*Exercise task*
Leave the pictures out. Return all other data exactly.

*Data excerpt*
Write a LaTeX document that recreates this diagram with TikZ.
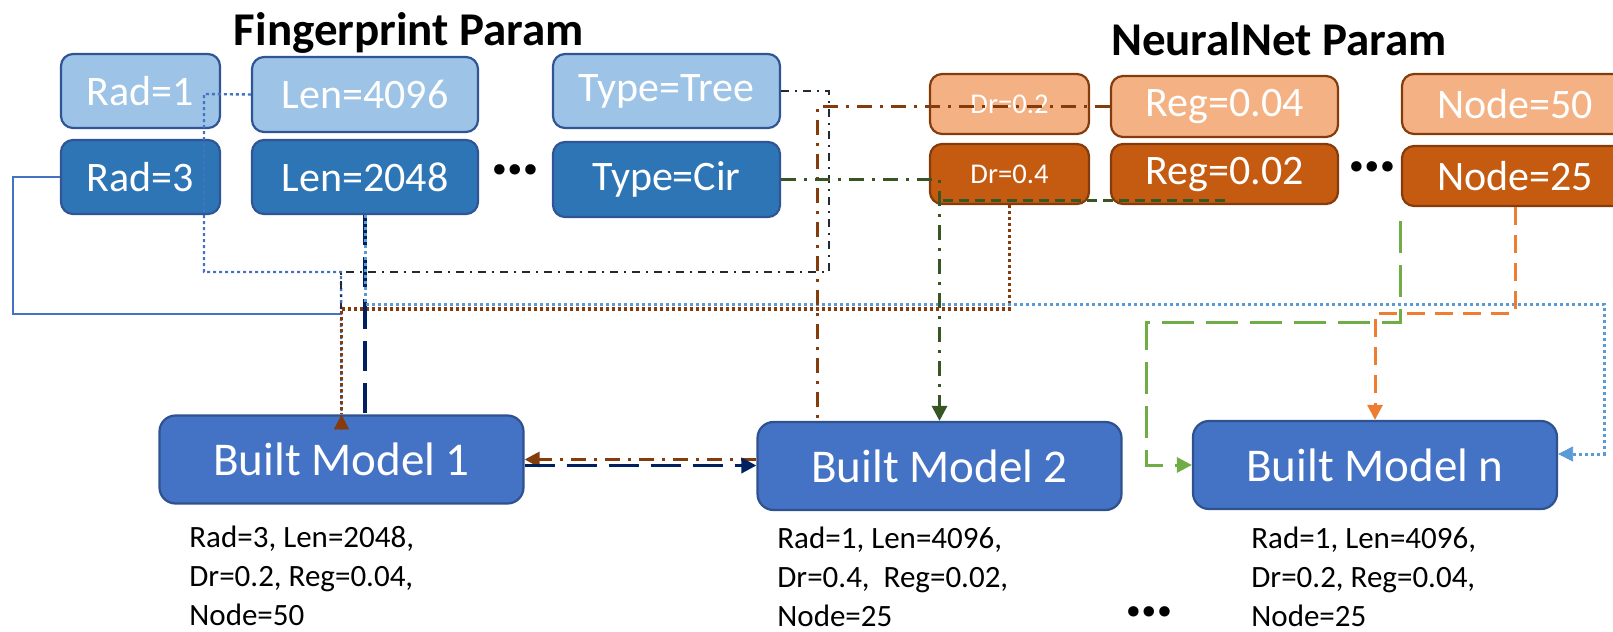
\documentclass[tikz,border=0pt]{standalone}
\usepackage{fontspec}
\setmainfont{Carlito}
\usetikzlibrary{arrows.meta}

% box colours
\definecolor{fplight}{HTML}{9DC3E6}
\definecolor{fpdark}{HTML}{2E75B6}
\definecolor{fpedge}{HTML}{2F5597}
\definecolor{nnlight}{HTML}{F4B183}
\definecolor{nndark}{HTML}{C55A11}
\definecolor{nnedge}{HTML}{843C0C}
\definecolor{modelfill}{HTML}{4472C4}
\definecolor{modeledge}{HTML}{2F528F}
% line colours
\definecolor{navyline}{HTML}{002060}
\definecolor{skyline}{HTML}{5B9BD5}
\definecolor{pineline}{HTML}{375623}
\definecolor{leafline}{HTML}{70AD47}
\definecolor{tanline}{HTML}{ED7D31}
\definecolor{slateline}{HTML}{222A35}

\begin{document}
\begin{tikzpicture}[x=0.5pt, y=-0.5pt,
    parbox/.style={rounded corners=6pt, line width=1.1pt, text=white, inner sep=0pt, font=\fontsize{21}{21}\selectfont},
    fplo/.style={parbox, fill=fplight, draw=fpedge},
    fphi/.style={parbox, fill=fpdark, draw=fpedge},
    nnlo/.style={parbox, fill=nnlight, draw=nnedge},
    nnhi/.style={parbox, fill=nndark, draw=nnedge},
    modelbox/.style={rounded corners=8pt, line width=1.1pt, fill=modelfill, draw=modeledge, text=white,
      minimum width=182pt, minimum height=44pt, inner sep=0pt, font=\fontsize{23.5}{23.5}\selectfont},
    % base of a multi-line spec sits on its last line
    spec/.style={anchor=base west, align=left, inner sep=0pt, font=\fontsize{15.5}{19.5}\selectfont},
    heading/.style={anchor=base, inner sep=0pt, font=\bfseries\fontsize{23.5}{23.5}\selectfont},
    more/.style={anchor=base, inner sep=0pt, font=\bfseries\fontsize{35}{35}\selectfont},
    arrowto/.style={-{Triangle[length=7.5pt,width=7.5pt]}},
    dashdot/.style={dash pattern=on 7.5pt off 4pt on 1.5pt off 4pt},
    thindashdot/.style={dash pattern=on 4pt off 3pt on 1pt off 3pt},
    squaredots/.style={dash pattern=on 1.5pt off 1.5pt},
  ]
  \useasboundingbox (0,0) rectangle (1613,632);

  % Headings
  \node[heading] (fptitle) at (409,45) {Fingerprint Param};
  \node[heading] (nntitle) at (1279,55) {NeuralNet Param};

  % Fingerprint parameters
  \node[fplo, minimum width=79.5pt, minimum height=37pt] (rad1) at (140.5,91) {Rad=1};
  \node[fphi, minimum width=79.5pt, minimum height=37pt] (rad3) at (140.5,177) {Rad=3};
  \node[fplo, minimum width=113pt, minimum height=37.5pt] (len4096) at (365,94.5) {Len=4096};
  \node[fphi, minimum width=113pt, minimum height=37pt] (len2048) at (365,177) {Len=2048};
  \node[more] (fpmore) at (515,174) {…};
  \node[fplo, minimum width=113.5pt, minimum height=37pt] (tree) at (666.5,91) {Type=Tree};
  \node[fphi, minimum width=113.5pt, minimum height=37.5pt] (cir) at (666.5,179.5) {Type=Cir};

  % Network parameters
  \node[nnlo, minimum width=79.5pt, minimum height=30pt, font=\fontsize{14.3}{14.3}\selectfont] (dr02) at (1009.5,104) {Dr=0.2};
  \node[nnhi, minimum width=79.5pt, minimum height=30pt, font=\fontsize{14.3}{14.3}\selectfont] (dr04) at (1009.5,174) {Dr=0.4};
  \node[nnlo, minimum width=113.5pt, minimum height=30.5pt] (reg004) at (1224.5,106.5) {Reg=0.04};
  \node[nnhi, minimum width=113.5pt, minimum height=30pt] (reg002) at (1224.5,174) {Reg=0.02};
  \node[more] (nnmore) at (1372,171) {…};
  \node[nnlo, minimum width=113pt, minimum height=30pt] (node50) at (1515,104) {Node=50};
  \node[nnhi, minimum width=113pt, minimum height=30pt] (node25) at (1515,176) {Node=25};

  % Built models
  \node[modelbox] (model1) at (341.5,459.5) {Built Model 1};
  \node[modelbox] (model2) at (939.5,466) {Built Model 2};
  \node[modelbox] (modeln) at (1375,465) {Built Model n};

  \node[spec] (spec1) at (189,625) {Rad=3, Len=2048,\\Dr=0.2, Reg=0.04,\\Node=50};
  \node[spec] (spec2) at (777,626) {Rad=1, Len=4096,\\Dr=0.4,~ Reg=0.02,\\Node=25};
  \node[spec] (specn) at (1251,626) {Rad=1, Len=4096,\\Dr=0.2, Reg=0.04,\\Node=25};
  \node[more] (modmore) at (1149,616) {…};

  % Bends of the wiring
  \coordinate (rad1tap) at (204,94);
  \coordinate (treebus) at (341,272);
  \coordinate (treeturn) at (829,272);
  \coordinate (dotbus) at (0,309);
  \coordinate (railL) at (13,314);
  \coordinate (railB) at (341,314);
  \coordinate (skyturn) at (1604,304);
  \coordinate (leafturn) at (1146,322);
  \coordinate (tanbus) at (0,313);

  % Wiring into model 1
  \draw[modelfill, line width=1.2pt, squaredots] (len4096.west) -- (rad1tap) |- (treebus) -- (model1.north);
  \draw[modelfill, line width=0.8pt] (rad3.west) -| (railL) -- (railB);
  \draw[slateline, line width=1.2pt, thindashdot] (tree.east) -| (treeturn) -- (treebus) -- (treebus |- dotbus);
  \draw[nnedge, line width=1.6pt, squaredots] (dr04.south) -- (dr04.south |- dotbus) -| (model1.north);
  \draw[nnedge, arrowto] ([yshift=-7.5pt]model1.north) -- (model1.north);
  \draw[navyline, line width=1.8pt, dash pattern=on 15pt off 6pt] (len2048.south) -- (len2048.south |- model1.north);
  \draw[skyline, line width=1.5pt, squaredots] (len2048.south) |- (skyturn) |- ([yshift=5.5pt]modeln.east);
  \draw[skyline, arrowto] ([yshift=5.5pt,xshift=7.5pt]modeln.east) -- ([yshift=5.5pt]modeln.east);

  % Wiring into model 2
  \draw[nnedge, line width=1.6pt, dashdot] (reg004.west) -| ([xshift=-61pt]model2.north);
  \draw[pineline, line width=1.6pt, dashdot, arrowto] (cir.east) -| (model2.north);
  \draw[pineline, line width=1.6pt, dash pattern=on 5pt off 3pt] ([yshift=2.5pt]reg002.south) -- ([yshift=2.5pt]reg002.south -| model2.north);
  \draw[nnedge, line width=1.6pt, dashdot, arrowto] (model1.east -| model2.west) -- (model1.east);
  \draw[navyline, line width=1.8pt, dash pattern=on 15pt off 6pt, arrowto] ([yshift=-3pt]model1.east) -- ([yshift=-3pt]model1.east -| model2.west);

  % Wiring into model n
  \draw[leafline, line width=1.5pt, dash pattern=on 16pt off 6pt, arrowto] ([yshift=-7pt]node25.south west) |- (leafturn) |- (modeln.west);
  \draw[tanline, line width=1.5pt, dash pattern=on 9pt off 5pt, arrowto] (node25.south) -- (node25.south |- tanbus) -| (modeln.north);
\end{tikzpicture}
\end{document}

*Output of the task*
Write a LaTeX document that recreates this diagram with TikZ.
\documentclass[tikz,border=0pt]{standalone}
\usepackage{fontspec}
\setmainfont{Carlito}
\usetikzlibrary{arrows.meta}

% box colours
\definecolor{fplight}{HTML}{9DC3E6}
\definecolor{fpdark}{HTML}{2E75B6}
\definecolor{fpedge}{HTML}{2F5597}
\definecolor{nnlight}{HTML}{F4B183}
\definecolor{nndark}{HTML}{C55A11}
\definecolor{nnedge}{HTML}{843C0C}
\definecolor{modelfill}{HTML}{4472C4}
\definecolor{modeledge}{HTML}{2F528F}
% line colours
\definecolor{navyline}{HTML}{002060}
\definecolor{skyline}{HTML}{5B9BD5}
\definecolor{pineline}{HTML}{375623}
\definecolor{leafline}{HTML}{70AD47}
\definecolor{tanline}{HTML}{ED7D31}
\definecolor{slateline}{HTML}{222A35}

\begin{document}
\begin{tikzpicture}[x=0.5pt, y=-0.5pt,
    parbox/.style={rounded corners=6pt, line width=1.1pt, text=white, inner sep=0pt, font=\fontsize{21}{21}\selectfont},
    fplo/.style={parbox, fill=fplight, draw=fpedge},
    fphi/.style={parbox, fill=fpdark, draw=fpedge},
    nnlo/.style={parbox, fill=nnlight, draw=nnedge},
    nnhi/.style={parbox, fill=nndark, draw=nnedge},
    modelbox/.style={rounded corners=8pt, line width=1.1pt, fill=modelfill, draw=modeledge, text=white,
      minimum width=182pt, minimum height=44pt, inner sep=0pt, font=\fontsize{23.5}{23.5}\selectfont},
    % base of a multi-line spec sits on its last line
    spec/.style={anchor=base west, align=left, inner sep=0pt, font=\fontsize{15.5}{19.5}\selectfont},
    heading/.style={anchor=base, inner sep=0pt, font=\bfseries\fontsize{23.5}{23.5}\selectfont},
    more/.style={anchor=base, inner sep=0pt, font=\bfseries\fontsize{35}{35}\selectfont},
    arrowto/.style={-{Triangle[length=7.5pt,width=7.5pt]}},
    dashdot/.style={dash pattern=on 7.5pt off 4pt on 1.5pt off 4pt},
    thindashdot/.style={dash pattern=on 4pt off 3pt on 1pt off 3pt},
    squaredots/.style={dash pattern=on 1.5pt off 1.5pt},
  ]
  \useasboundingbox (0,0) rectangle (1613,632);

  % Headings
  \node[heading] (fptitle) at (409,45) {Fingerprint Param};
  \node[heading] (nntitle) at (1279,55) {NeuralNet Param};

  % Fingerprint parameters
  \node[fplo, minimum width=79.5pt, minimum height=37pt] (rad1) at (140.5,91) {Rad=1};
  \node[fphi, minimum width=79.5pt, minimum height=37pt] (rad3) at (140.5,177) {Rad=3};
  \node[fplo, minimum width=113pt, minimum height=37.5pt] (len4096) at (365,94.5) {Len=4096};
  \node[fphi, minimum width=113pt, minimum height=37pt] (len2048) at (365,177) {Len=2048};
  \node[more] (fpmore) at (515,174) {…};
  \node[fplo, minimum width=113.5pt, minimum height=37pt] (tree) at (666.5,91) {Type=Tree};
  \node[fphi, minimum width=113.5pt, minimum height=37.5pt] (cir) at (666.5,179.5) {Type=Cir};

  % Network parameters
  \node[nnlo, minimum width=79.5pt, minimum height=30pt, font=\fontsize{14.3}{14.3}\selectfont] (dr02) at (1009.5,104) {Dr=0.2};
  \node[nnhi, minimum width=79.5pt, minimum height=30pt, font=\fontsize{14.3}{14.3}\selectfont] (dr04) at (1009.5,174) {Dr=0.4};
  \node[nnlo, minimum width=113.5pt, minimum height=30.5pt] (reg004) at (1224.5,106.5) {Reg=0.04};
  \node[nnhi, minimum width=113.5pt, minimum height=30pt] (reg002) at (1224.5,174) {Reg=0.02};
  \node[more] (nnmore) at (1372,171) {…};
  \node[nnlo, minimum width=113pt, minimum height=30pt] (node50) at (1515,104) {Node=50};
  \node[nnhi, minimum width=113pt, minimum height=30pt] (node25) at (1515,176) {Node=25};

  % Built models
  \node[modelbox] (model1) at (341.5,459.5) {Built Model 1};
  \node[modelbox] (model2) at (939.5,466) {Built Model 2};
  \node[modelbox] (modeln) at (1375,465) {Built Model n};

  \node[spec] (spec1) at (189,625) {Rad=3, Len=2048,\\Dr=0.2, Reg=0.04,\\Node=50};
  \node[spec] (spec2) at (777,626) {Rad=1, Len=4096,\\Dr=0.4,~ Reg=0.02,\\Node=25};
  \node[spec] (specn) at (1251,626) {Rad=1, Len=4096,\\Dr=0.2, Reg=0.04,\\Node=25};
  \node[more] (modmore) at (1149,616) {…};

  % Bends of the wiring
  \coordinate (rad1tap) at (204,94);
  \coordinate (treebus) at (341,272);
  \coordinate (treeturn) at (829,272);
  \coordinate (dotbus) at (0,309);
  \coordinate (railL) at (13,314);
  \coordinate (railB) at (341,314);
  \coordinate (skyturn) at (1604,304);
  \coordinate (leafturn) at (1146,322);
  \coordinate (tanbus) at (0,313);

  % Wiring into model 1
  \draw[modelfill, line width=1.2pt, squaredots] (len4096.west) -- (rad1tap) |- (treebus) -- (model1.north);
  \draw[modelfill, line width=0.8pt] (rad3.west) -| (railL) -- (railB);
  \draw[slateline, line width=1.2pt, thindashdot] (tree.east) -| (treeturn) -- (treebus) -- (treebus |- dotbus);
  \draw[nnedge, line width=1.6pt, squaredots] (dr04.south) -- (dr04.south |- dotbus) -| (model1.north);
  \draw[nnedge, arrowto] ([yshift=-7.5pt]model1.north) -- (model1.north);
  \draw[navyline, line width=1.8pt, dash pattern=on 15pt off 6pt] (len2048.south) -- (len2048.south |- model1.north);
  \draw[skyline, line width=1.5pt, squaredots] (len2048.south) |- (skyturn) |- ([yshift=5.5pt]modeln.east);
  \draw[skyline, arrowto] ([yshift=5.5pt,xshift=7.5pt]modeln.east) -- ([yshift=5.5pt]modeln.east);

  % Wiring into model 2
  \draw[nnedge, line width=1.6pt, dashdot] (reg004.west) -| ([xshift=-61pt]model2.north);
  \draw[pineline, line width=1.6pt, dashdot, arrowto] (cir.east) -| (model2.north);
  \draw[pineline, line width=1.6pt, dash pattern=on 5pt off 3pt] ([yshift=2.5pt]reg002.south) -- ([yshift=2.5pt]reg002.south -| model2.north);
  \draw[nnedge, line width=1.6pt, dashdot, arrowto] (model1.east -| model2.west) -- (model1.east);
  \draw[navyline, line width=1.8pt, dash pattern=on 15pt off 6pt, arrowto] ([yshift=-3pt]model1.east) -- ([yshift=-3pt]model1.east -| model2.west);

  % Wiring into model n
  \draw[leafline, line width=1.5pt, dash pattern=on 16pt off 6pt, arrowto] ([yshift=-7pt]node25.south west) |- (leafturn) |- (modeln.west);
  \draw[tanline, line width=1.5pt, dash pattern=on 9pt off 5pt, arrowto] (node25.south) -- (node25.south |- tanbus) -| (modeln.north);
\end{tikzpicture}
\end{document}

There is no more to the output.